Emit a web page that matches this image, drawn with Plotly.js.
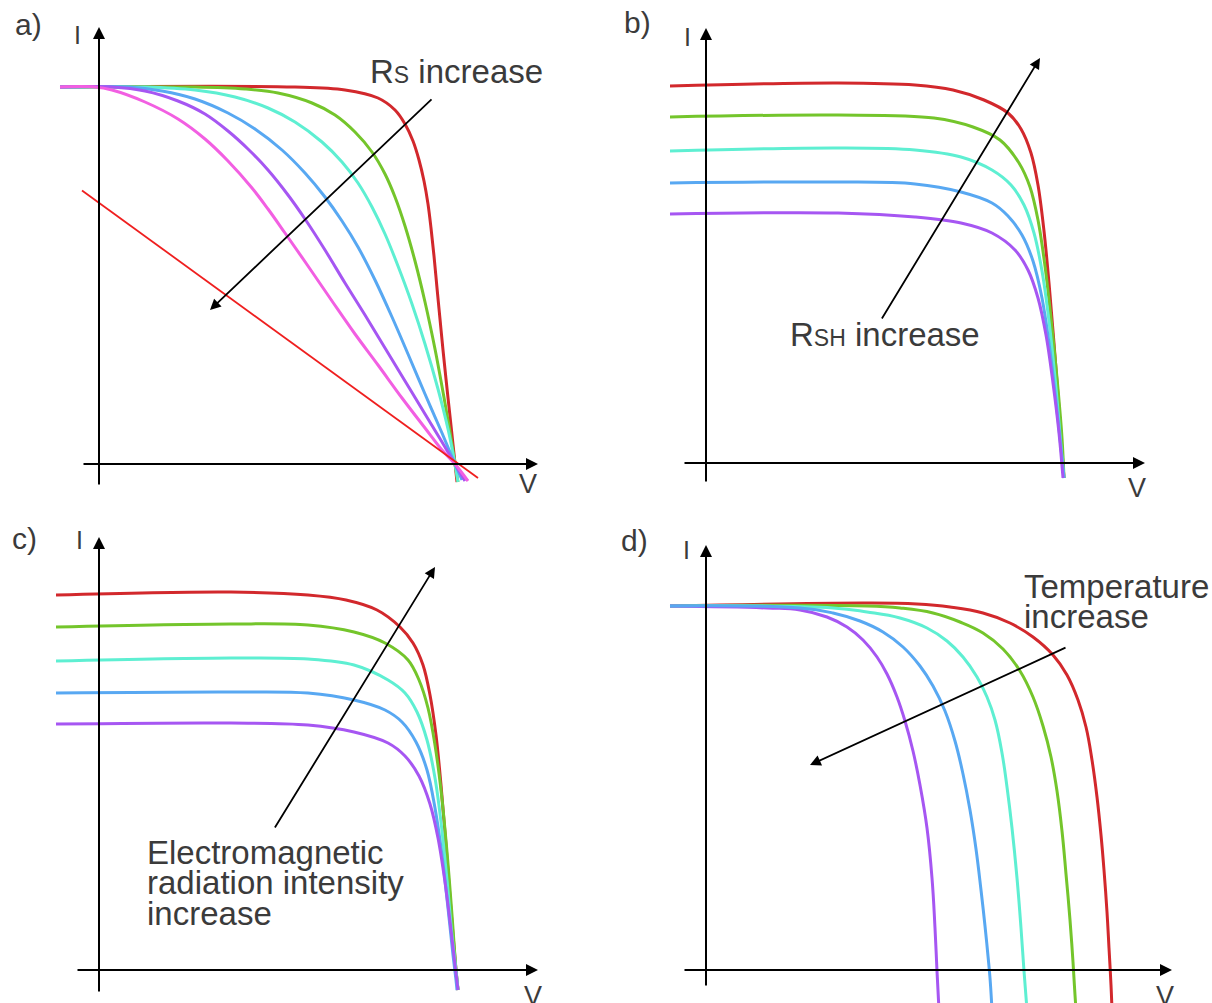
<!DOCTYPE html>
<html>
<head>
<meta charset="utf-8">
<script src="https://cdn.plot.ly/plotly-3.0.1.min.js"></script>
<style>html,body{margin:0;padding:0;background:#fff;}#chart{width:1212px;height:1003px;}</style>
</head>
<body>
<div id="chart"></div>
<script>
// Panel a) series resistance Rs
const aRedV = [-39, 196, 246, 279, 296, 306, 314, 320, 325, 329, 332, 335, 338, 341, 344, 347, 350, 353, 356, 358];
const aRedI = [377, 377, 374, 366, 354, 340, 323, 304, 283, 260, 236, 208, 176, 145, 114, 85, 57, 29, 1, -18];
const aGreenV = [-39, 96, 146, 179, 213, 236, 256, 273, 286, 296, 306, 316, 326, 336, 344, 351, 356, 359];
const aGreenI = [377, 377, 375, 371, 361, 349, 332, 312, 290, 267, 238, 203, 162, 115, 72, 32, 0, -18];
const aCyanV = [-39, 46, 96, 136, 169, 196, 223, 243, 259, 273, 286, 299, 313, 326, 339, 349, 356, 359];
const aCyanI = [377, 377, 374, 367, 356, 342, 322, 302, 281, 257, 230, 198, 160, 120, 75, 35, 0, -18];
const aBlueV = [-39, 29, 63, 96, 129, 156, 183, 206, 226, 243, 259, 276, 293, 309, 326, 343, 356, 363];
const aBlueI = [377, 377, 373, 365, 351, 335, 314, 291, 267, 243, 217, 184, 147, 110, 70, 31, 0, -16];
const aPurpleV = [-39, 13, 46, 79, 106, 129, 149, 169, 189, 206, 226, 246, 266, 286, 306, 326, 343, 356, 366];
const aPurpleI = [377, 377, 373, 363, 350, 333, 315, 294, 269, 245, 214, 181, 149, 116, 83, 50, 22, 0, -17];
const aMagentaV = [-39, -4, 13, 46, 79, 106, 129, 153, 169, 186, 209, 233, 256, 279, 303, 326, 343, 356, 369];
const aMagentaI = [377, 377, 374, 362, 345, 325, 303, 276, 255, 231, 198, 163, 130, 99, 66, 36, 14, 0, -17];
const aLineV = [-17, 379];
const aLineI = [273.5, -14];

// Panel b) shunt resistance Rsh
const bRedV = [-36, 132, 209, 247, 278, 302, 315, 325, 332, 338, 343, 348, 353, 358];
const bRedI = [377, 380, 378, 373, 363, 350, 334, 310, 278, 232, 180, 120, 55, -15];
const bGreenV = [-36, 132, 228, 267, 294, 313, 324, 332, 339, 345, 351, 356, 358];
const bGreenI = [346, 348, 345, 336, 323, 300, 276, 243, 197, 145, 85, 25, -15];
const bCyanV = [-36, 132, 209, 255, 286, 305, 318, 328, 336, 343, 350, 356, 358];
const bCyanI = [312, 315, 313, 306, 293, 278, 258, 230, 192, 142, 75, 5, -15];
const bBlueV = [-36, 132, 209, 255, 286, 302, 316, 327, 336, 343, 350, 356, 358];
const bBlueI = [280, 281, 279, 271, 260, 247, 228, 202, 165, 120, 62, 5, -15];
const bPurpleV = [-36, 132, 209, 255, 286, 309, 322, 332, 340, 347, 353, 357];
const bPurpleI = [249, 250, 246, 240, 230, 213, 193, 165, 128, 80, 30, -15];

// Panel c) radiation intensity
const cRedV = [-43, 132, 209, 247, 278, 301, 314, 324, 331, 337, 342, 347, 352, 357, 359];
const cRedI = [375, 378, 375, 370, 360, 343, 327, 305, 275, 235, 185, 125, 60, 0, -20];
const cGreenV = [-43, 132, 209, 255, 286, 309, 320, 329, 336, 342, 348, 353, 357, 359];
const cGreenI = [343, 346, 345, 338, 327, 310, 290, 262, 225, 180, 118, 55, 0, -20];
const cCyanV = [-43, 132, 209, 255, 289, 306, 318, 328, 336, 342, 348, 353, 357, 359];
const cCyanI = [309, 312, 311, 305, 290, 277, 258, 230, 192, 148, 90, 35, 0, -20];
const cBlueV = [-43, 132, 209, 255, 286, 303, 317, 328, 336, 343, 349, 354, 357, 358];
const cBlueI = [277, 278, 277, 270, 260, 248, 228, 200, 162, 115, 62, 15, -10, -20];
const cPurpleV = [-43, 132, 209, 255, 289, 306, 320, 331, 339, 346, 352, 356, 359];
const cPurpleI = [246, 247, 245, 238, 227, 214, 194, 166, 132, 88, 40, 5, -20];

// Panel d) temperature
const dRedV = [-36, 161, 211, 244, 277, 304, 327, 347, 361, 372, 380, 386, 391, 395, 398, 401, 403, 405, 406];
const dRedI = [364, 367, 366, 363, 357, 347, 333, 315, 295, 270, 243, 210, 173, 135, 100, 58, 22, -15, -40];
const dGreenV = [-36, 161, 194, 227, 254, 277, 297, 314, 327, 337, 345, 351, 356, 360, 364, 367, 369, 370];
const dGreenI = [364, 364, 362, 357, 348, 337, 321, 299, 273, 244, 213, 179, 139, 96, 50, 8, -25, -40];
const dCyanV = [-36, 127, 161, 194, 221, 241, 257, 271, 281, 289, 296, 301, 306, 311, 315, 318, 321];
const dCyanI = [364, 362, 358, 352, 342, 329, 313, 293, 273, 250, 217, 183, 142, 92, 42, -1, -40];
const dPurpleV = [-36, 61, 94, 121, 141, 157, 171, 181, 191, 199, 207, 214, 221, 226, 229, 231, 233];
const dPurpleI = [364, 362, 360, 353, 343, 330, 313, 296, 273, 249, 219, 185, 142, 92, 42, -1, -40];
const dBlueV = [-36, 94, 127, 154, 177, 197, 214, 227, 239, 249, 257, 264, 270, 275, 279, 282, 284, 286];
const dBlueI = [364, 362, 357, 349, 338, 323, 304, 284, 259, 229, 196, 160, 121, 80, 44, 14, -8, -40];

// Labels
const panelLabels = ['a)', 'b)', 'c)', 'd)'];
const axisLabelI = 'I';
const axisLabelV = 'V';
const textA = 'R<span style="font-size:23px">S</span> increase';
const textB = 'R<span style="font-size:23px">SH</span> increase';
const textC = ['Electromagnetic', 'radiation intensity', 'increase'];
const textD = ['Temperature', 'increase'];

// ---------- Styles ----------
const COL = {
  red: '#d2282c', green: '#74c52b', cyan: '#5eefd2', blue: '#58a8f2',
  purple: '#a656f2', magenta: '#f25fe2', line: '#ef1f1f'
};
const FONT = 'Liberation Sans, Arial, sans-serif';
const TXT = '#3b3b3b';

function curve(V, I, color, xa, ya, smooth) {
  return {
    x: V, y: I, xaxis: xa, yaxis: ya, type: 'scatter', mode: 'lines',
    line: {color: color, width: 3, shape: 'spline', smoothing: smooth || 1},
    hoverinfo: 'skip', showlegend: false
  };
}

const traces = [
  curve(aRedV, aRedI, COL.red, 'x', 'y'),
  curve(aGreenV, aGreenI, COL.green, 'x', 'y'),
  curve(aCyanV, aCyanI, COL.cyan, 'x', 'y'),
  curve(aBlueV, aBlueI, COL.blue, 'x', 'y'),
  curve(aPurpleV, aPurpleI, COL.purple, 'x', 'y'),
  curve(aMagentaV, aMagentaI, COL.magenta, 'x', 'y'),
  {x: aLineV, y: aLineI, xaxis: 'x', yaxis: 'y', type: 'scatter', mode: 'lines',
   line: {color: COL.line, width: 1.8}, hoverinfo: 'skip', showlegend: false},

  curve(bRedV, bRedI, COL.red, 'x2', 'y2'),
  curve(bGreenV, bGreenI, COL.green, 'x2', 'y2'),
  curve(bCyanV, bCyanI, COL.cyan, 'x2', 'y2'),
  curve(bBlueV, bBlueI, COL.blue, 'x2', 'y2'),
  curve(bPurpleV, bPurpleI, COL.purple, 'x2', 'y2'),

  curve(cRedV, cRedI, COL.red, 'x3', 'y3'),
  curve(cGreenV, cGreenI, COL.green, 'x3', 'y3'),
  curve(cCyanV, cCyanI, COL.cyan, 'x3', 'y3'),
  curve(cBlueV, cBlueI, COL.blue, 'x3', 'y3'),
  curve(cPurpleV, cPurpleI, COL.purple, 'x3', 'y3'),

  curve(dRedV, dRedI, COL.red, 'x4', 'y4', 1.2),
  curve(dGreenV, dGreenI, COL.green, 'x4', 'y4', 1.2),
  curve(dCyanV, dCyanI, COL.cyan, 'x4', 'y4', 1.2),
  curve(dPurpleV, dPurpleI, COL.purple, 'x4', 'y4', 1.2),
  curve(dBlueV, dBlueI, COL.blue, 'x4', 'y4', 1.2)
];

function hiddenAxis(domain, range, anchor) {
  return {domain: domain, range: range, anchor: anchor, visible: false,
          showgrid: false, zeroline: false, fixedrange: true};
}

// arrow helper: tip (x,y), tail (ax,ay) in data coords
function arrow(xr, yr, tail, tip, opts) {
  return Object.assign({
    xref: xr, yref: yr, axref: xr, ayref: yr,
    x: tip[0], y: tip[1], ax: tail[0], ay: tail[1],
    text: '', showarrow: true, arrowhead: 2, arrowsize: 1.2,
    arrowwidth: 2, arrowcolor: '#000', standoff: 0, startstandoff: 0
  }, opts || {});
}
function label(xr, yr, x, y, text, size, anchor) {
  return {xref: xr, yref: yr, x: x, y: y, text: text, showarrow: false,
          xanchor: anchor || 'center', yanchor: 'middle',
          font: {family: FONT, size: size, color: TXT}};
}

const axisArrows = [
  arrow('x', 'y', [0, -22], [0, 437]), arrow('x', 'y', [-17, 0], [439, 0]),
  arrow('x2', 'y2', [0, -20], [0, 435]), arrow('x2', 'y2', [-23, 0], [439, 0]),
  arrow('x3', 'y3', [0, -23], [0, 433]), arrow('x3', 'y3', [-23, 0], [439, 0]),
  arrow('x4', 'y4', [0, -17], [0, 425]), arrow('x4', 'y4', [-23, 0], [466, 0])
];

const trendArrows = [
  arrow('x', 'y', [334, 366], [111, 154], {arrowwidth: 1.8}),
  arrow('x2', 'y2', [175, 143], [334, 405], {arrowwidth: 1.8}),
  arrow('x3', 'y3', [175, 141], [336, 403], {arrowwidth: 1.8}),
  arrow('x4', 'y4', [361, 323], [104, 205], {arrowwidth: 1.8})
];

const labels = [
  label('x', 'y', -71, 440, panelLabels[0], 30),
  label('x2', 'y2', -69, 441, panelLabels[1], 30),
  label('x3', 'y3', -75, 432, panelLabels[2], 30),
  label('x4', 'y4', -72, 430, panelLabels[3], 30),

  label('x', 'y', -22, 429, axisLabelI, 25),
  label('x2', 'y2', -19, 426, axisLabelI, 25),
  label('x3', 'y3', -20, 430, axisLabelI, 25),
  label('x4', 'y4', -20, 420, axisLabelI, 25),

  label('x', 'y', 429, -20, axisLabelV, 27),
  label('x2', 'y2', 431, -25, axisLabelV, 27),
  label('x3', 'y3', 434, -26, axisLabelV, 27),
  label('x4', 'y4', 459, -26, axisLabelV, 27),

  label('x', 'y', 269, 393, textA, 33, 'left'),
  label('x2', 'y2', 82, 129, textB, 33, 'left'),
  label('x3', 'y3', 46, 118, textC[0], 33, 'left'),
  label('x3', 'y3', 46, 88, textC[1], 33, 'left'),
  label('x3', 'y3', 46, 57, textC[2], 33, 'left'),
  label('x4', 'y4', 316, 384, textD[0], 33, 'left'),
  label('x4', 'y4', 316, 354, textD[1], 33, 'left')
];

const layout = {
  width: 1212, height: 1003,
  margin: {l: 0, r: 0, t: 0, b: 0, pad: 0},
  paper_bgcolor: '#ffffff', plot_bgcolor: 'rgba(0,0,0,0)',
  showlegend: false,
  xaxis: hiddenAxis([0, 0.5], [-99, 507], 'y'),
  yaxis: hiddenAxis([0.5, 1], [-37.5, 464], 'x'),
  xaxis2: hiddenAxis([0.5, 1], [-100, 506], 'y2'),
  yaxis2: hiddenAxis([0.5, 1], [-38.5, 463], 'x2'),
  xaxis3: hiddenAxis([0, 0.5], [-99, 507], 'y3'),
  yaxis3: hiddenAxis([0, 0.5], [-33, 468.5], 'x3'),
  xaxis4: hiddenAxis([0.5, 1], [-100, 506], 'y4'),
  yaxis4: hiddenAxis([0, 0.5], [-33, 468.5], 'x4'),
  annotations: axisArrows.concat(trendArrows, labels)
};

Plotly.newPlot('chart', traces, layout, {staticPlot: true, displayModeBar: false});
</script>
</body>
</html>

**TASK PROMPT**
From the first line of the material down to the line containing "const aLineI = [273.5, -14];", inclusive, return each line exactly, skipping any picture.

**EXERCISE RESULT**
Emit a web page that matches this image, drawn with Plotly.js.
<!DOCTYPE html>
<html>
<head>
<meta charset="utf-8">
<script src="https://cdn.plot.ly/plotly-3.0.1.min.js"></script>
<style>html,body{margin:0;padding:0;background:#fff;}#chart{width:1212px;height:1003px;}</style>
</head>
<body>
<div id="chart"></div>
<script>
// Panel a) series resistance Rs
const aRedV = [-39, 196, 246, 279, 296, 306, 314, 320, 325, 329, 332, 335, 338, 341, 344, 347, 350, 353, 356, 358];
const aRedI = [377, 377, 374, 366, 354, 340, 323, 304, 283, 260, 236, 208, 176, 145, 114, 85, 57, 29, 1, -18];
const aGreenV = [-39, 96, 146, 179, 213, 236, 256, 273, 286, 296, 306, 316, 326, 336, 344, 351, 356, 359];
const aGreenI = [377, 377, 375, 371, 361, 349, 332, 312, 290, 267, 238, 203, 162, 115, 72, 32, 0, -18];
const aCyanV = [-39, 46, 96, 136, 169, 196, 223, 243, 259, 273, 286, 299, 313, 326, 339, 349, 356, 359];
const aCyanI = [377, 377, 374, 367, 356, 342, 322, 302, 281, 257, 230, 198, 160, 120, 75, 35, 0, -18];
const aBlueV = [-39, 29, 63, 96, 129, 156, 183, 206, 226, 243, 259, 276, 293, 309, 326, 343, 356, 363];
const aBlueI = [377, 377, 373, 365, 351, 335, 314, 291, 267, 243, 217, 184, 147, 110, 70, 31, 0, -16];
const aPurpleV = [-39, 13, 46, 79, 106, 129, 149, 169, 189, 206, 226, 246, 266, 286, 306, 326, 343, 356, 366];
const aPurpleI = [377, 377, 373, 363, 350, 333, 315, 294, 269, 245, 214, 181, 149, 116, 83, 50, 22, 0, -17];
const aMagentaV = [-39, -4, 13, 46, 79, 106, 129, 153, 169, 186, 209, 233, 256, 279, 303, 326, 343, 356, 369];
const aMagentaI = [377, 377, 374, 362, 345, 325, 303, 276, 255, 231, 198, 163, 130, 99, 66, 36, 14, 0, -17];
const aLineV = [-17, 379];
const aLineI = [273.5, -14];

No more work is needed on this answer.